America’s “Exhausted Majority”…

Can they muscle up to pull us together?

A lot of punditry these days about American Tribalism … categorizing people by common interests …  usually with a demographic slant (i.e. race. gender, and location – urban, rural; coastal or Heartland).

Those “tribes” are usually characterized as warring factions with little in common.

The result: sharp differences and apparently intractable political polarization.


An organization called More in Common did some research that takes a different cut at the situation.

Their study – America’s Hidden Tribes – identified seven distinct groups of Americans. These are our Hidden Tribes of America: distinguished not by who they are or what they look like, but what they believe. (Below – at end of this post – are descriptions of the groups)


The study reached three fundamental conclusions…


First, most Americans are tired of this “us-versus-them” mindset and are eager to find common ground.

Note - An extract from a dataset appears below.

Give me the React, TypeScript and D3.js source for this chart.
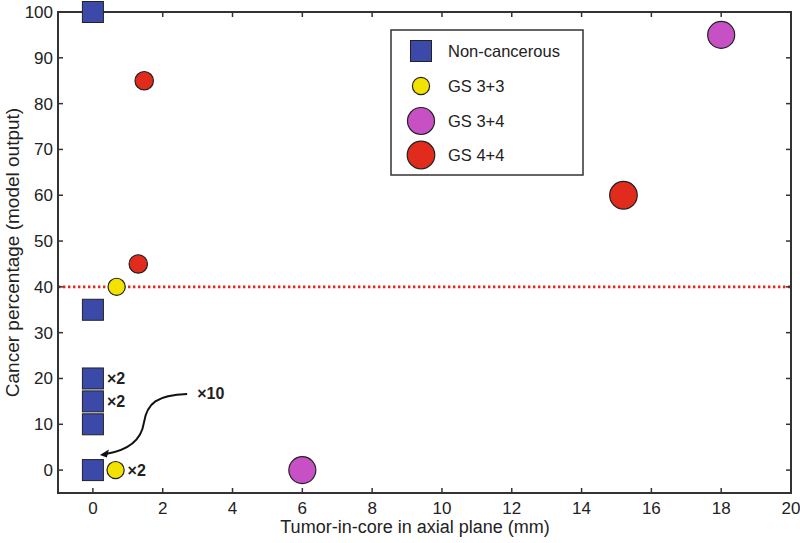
import React from "react";
import * as d3 from "d3";

// ---- data ----
const nonCancerousX = [0, 0, 0, 0, 0, 0];
const nonCancerousY = [100, 35, 20, 15, 10, 0];
const gs33X = [0.68, 0.65];
const gs33Y = [40, 0];
const gs34X = [6, 18];
const gs34Y = [0, 95];
const gs44X = [1.47, 1.3, 15.2];
const gs44Y = [85, 45, 60];
const gs44Big = [false, false, true];
const xTicks = [0, 2, 4, 6, 8, 10, 12, 14, 16, 18, 20];
const yTicks = [0, 10, 20, 30, 40, 50, 60, 70, 80, 90, 100];
const threshold = 40;
const multiplierLabels = [
  { x: 0, y: 20, text: "×2" },
  { x: 0, y: 15, text: "×2" },
  { x: 0.65, y: 0, text: "×2" },
];
const arrowLabel = { x: 2.7, y: 16.6, text: "×10" };
const legendItems = ["Non-cancerous", "GS 3+3", "GS 3+4", "GS 4+4"];

const W = 800;
const H = 543;
const M = { left: 58, right: 9, top: 12, bottom: 50 };

const BLUE = "#3b4aa8";
const YELLOW = "#f3e100";
const MAGENTA = "#c751c4";
const RED = "#e12b1c";
const STROKE = "#222";
const AXIS = "#333";
const FONT = "'Liberation Sans', Arial, Helvetica, sans-serif";

export default function App() {
  const x = d3.scaleLinear().domain([-1, 20]).range([M.left, W - M.right]);
  const y = d3.scaleLinear().domain([-5, 100]).range([H - M.bottom, M.top]);
  const x0 = M.left, x1 = W - M.right, y0 = H - M.bottom, y1 = M.top;
  const sq = 21;
  const rSmall = 8.6;
  const rMid = 9.2;
  const rBig = 13.5;
  const tk = 5;

  // arrow path in data coordinates
  const ax0 = x(2.7), ay0 = y(16.6);
  const axm = x(1.46), aym = y(10.3);
  const ax1 = x(0.2), ay1 = y(3.3);
  const arrowPath = `M${ax0},${ay0} C${ax0 - 30},${ay0 + 1} ${axm + 3},${aym - 20} ${axm},${aym} C${axm - 3},${aym + 20} ${ax1 + 24},${ay1 - 4} ${ax1 + 6},${ay1 - 1}`;

  const legX = 391, legY = 30, legW = 192, legH = 145;
  const legMX = 421, legTX = 448;
  const legRowY = [51, 86, 121, 155];

  return (
    <svg
      width={W}
      height={H}
      style={{ position: "absolute", left: 0, top: 0, background: "#fff" }}
      fontFamily={FONT}
    >
      <rect x={0} y={0} width={W} height={H} fill="#fff" />
      {/* threshold line */}
      <line
        x1={x0}
        x2={x1}
        y1={y(threshold)}
        y2={y(threshold)}
        stroke="#e8261c"
        strokeWidth={2.6}
        strokeDasharray="2.4,2.6"
      />
      {/* axes box */}
      <rect x={x0} y={y1} width={x1 - x0} height={y0 - y1} fill="none" stroke={AXIS} strokeWidth={2} />
      {xTicks.map((t) => (
        <g key={"xt" + t}>
          <line x1={x(t)} x2={x(t)} y1={y0} y2={y0 - tk} stroke={AXIS} strokeWidth={1.5} />
          <line x1={x(t)} x2={x(t)} y1={y1} y2={y1 + tk} stroke={AXIS} strokeWidth={1.5} />
          <text x={x(t)} y={y0 + 21} textAnchor="middle" fontSize={17} fill="#222">
            {t}
          </text>
        </g>
      ))}
      {yTicks.map((t) => (
        <g key={"yt" + t}>
          <line x1={x0} x2={x0 + tk} y1={y(t)} y2={y(t)} stroke={AXIS} strokeWidth={1.5} />
          <line x1={x1} x2={x1 - tk} y1={y(t)} y2={y(t)} stroke={AXIS} strokeWidth={1.5} />
          <text x={x0 - 5} y={y(t) + 6} textAnchor="end" fontSize={17} fill="#222">
            {t}
          </text>
        </g>
      ))}
      {/* axis labels */}
      <text x={415} y={533} textAnchor="middle" fontSize={18} fill="#222">
        Tumor-in-core in axial plane (mm)
      </text>
      <text
        transform={`translate(19,${(y0 + y1) / 2}) rotate(-90)`}
        textAnchor="middle"
        fontSize={19}
        fill="#222"
      >
        Cancer percentage (model output)
      </text>

      {/* data */}
      {nonCancerousY.map((v, i) => (
        <rect
          key={"nc" + i}
          x={x(nonCancerousX[i]) - sq / 2}
          y={y(v) - sq / 2}
          width={sq}
          height={sq}
          fill={BLUE}
          stroke={STROKE}
          strokeWidth={1}
        />
      ))}
      {gs33Y.map((v, i) => (
        <circle key={"g33" + i} cx={x(gs33X[i])} cy={y(v)} r={rSmall} fill={YELLOW} stroke={STROKE} strokeWidth={1.2} />
      ))}
      {gs34Y.map((v, i) => (
        <circle key={"g34" + i} cx={x(gs34X[i])} cy={y(v)} r={rBig} fill={MAGENTA} stroke={STROKE} strokeWidth={1.2} />
      ))}
      {gs44Y.map((v, i) => (
        <circle
          key={"g44" + i}
          cx={x(gs44X[i])}
          cy={y(v)}
          r={gs44Big[i] ? rBig + 0.3 : rMid}
          fill={RED}
          stroke={STROKE}
          strokeWidth={1.2}
        />
      ))}

      {/* annotations */}
      {multiplierLabels.map((m, i) => (
        <text
          key={"ml" + i}
          x={x(m.x) + (m.x === 0 ? 14 : 12)}
          y={y(m.y) + 5.5}
          fontSize={16}
          fontWeight="bold"
          fill="#222"
        >
          {m.text}
        </text>
      ))}
      <path d={arrowPath} fill="none" stroke="#111" strokeWidth={2} />
      <path
        d={`M${ax1},${ay1} L${ax1 + 9},${ay1 - 5.5} L${ax1 + 7},${ay1 + 2.5} Z`}
        fill="#111"
      />
      <text x={x(arrowLabel.x) + 10} y={y(arrowLabel.y) + 5} fontSize={16} fontWeight="bold" fill="#222">
        {arrowLabel.text}
      </text>

      {/* legend */}
      <rect x={legX} y={legY} width={legW} height={legH} fill="#fff" stroke={AXIS} strokeWidth={1.5} />
      <rect x={legMX - 10.5} y={legRowY[0] - 10.5} width={21} height={21} fill={BLUE} stroke={STROKE} strokeWidth={1} />
      <circle cx={legMX} cy={legRowY[1]} r={rSmall} fill={YELLOW} stroke={STROKE} strokeWidth={1.2} />
      <circle cx={legMX} cy={legRowY[2]} r={rBig} fill={MAGENTA} stroke={STROKE} strokeWidth={1.2} />
      <circle cx={legMX} cy={legRowY[3]} r={rBig + 0.3} fill={RED} stroke={STROKE} strokeWidth={1.2} />
      {legendItems.map((l, i) => (
        <text key={"lg" + i} x={legTX} y={legRowY[i] + 6} fontSize={16.5} fill="#222">
          {l}
        </text>
      ))}
    </svg>
  );
}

While they may hold dissimilar views on many issues, more than three in four Americans believe that the differences aren’t so great that they can’t work together.



Second, those who believe that there is common ground, cluster into an “Exhausted Majority” that is tired of the political polarization and animus.

But, the Exhausted Majority is being overwhelmed by the vocal and increasingly militant extremists on both sides of the political spectrum.


Third, the Exhausted Majority will need to catch a second wind and rise up to pull America back to a middle ground centered on our common values, not our emotionally charged differences.


My view: I think the diagnosis and resulting categorization scheme and  is both insightful and optimistic.

But, those who advocate for common values are swimming against some brutal political currents … and, politicians who stake out the middle ground get eaten alive by the extremist “wings”.

Maybe, some day the common values will rise form the ashes  … but today probably isn’t that day.


More in Common: America’s Hidden Tribes

Progressive Activists (8 percent of the population) are deeply concerned with issues concerning equity, fairness, and America’s direction today. They tend to be more secular, cosmopolitan, and highly engaged with social media.

Traditional Liberals (11 percent of the population) tend to be cautious, rational, and idealistic. They value tolerance and compromise. They place great faith in institutions.

Passive Liberals (15 percent of the population) tend to feel isolated from their communities. They are insecure in their beliefs and try to avoid political conversations. They have a fatalistic view of politics and feel that the circumstances of their lives are beyond their control.

The Politically Disengaged (26 percent of the population) are untrusting, suspicious about external threats, conspiratorially minded, and pessimistic about progress. They tend to be patriotic yet detached from politics.

Moderates (15 percent of the population) are engaged in their communities, well informed, and civic-minded. Their faith is often an important part of their lives. They shy away from extremism of any sort.

Traditional Conservatives (19 percent of the population) tend to be religious, patriotic, and highly moralistic. They believe deeply in personal responsibility and self-reliance.

Devoted Conservatives (6 percent of the population) are deeply engaged with politics and hold strident, uncompromising views. They feel that America is embattled, and they perceive themselves as the last defenders of traditional values that are under threat.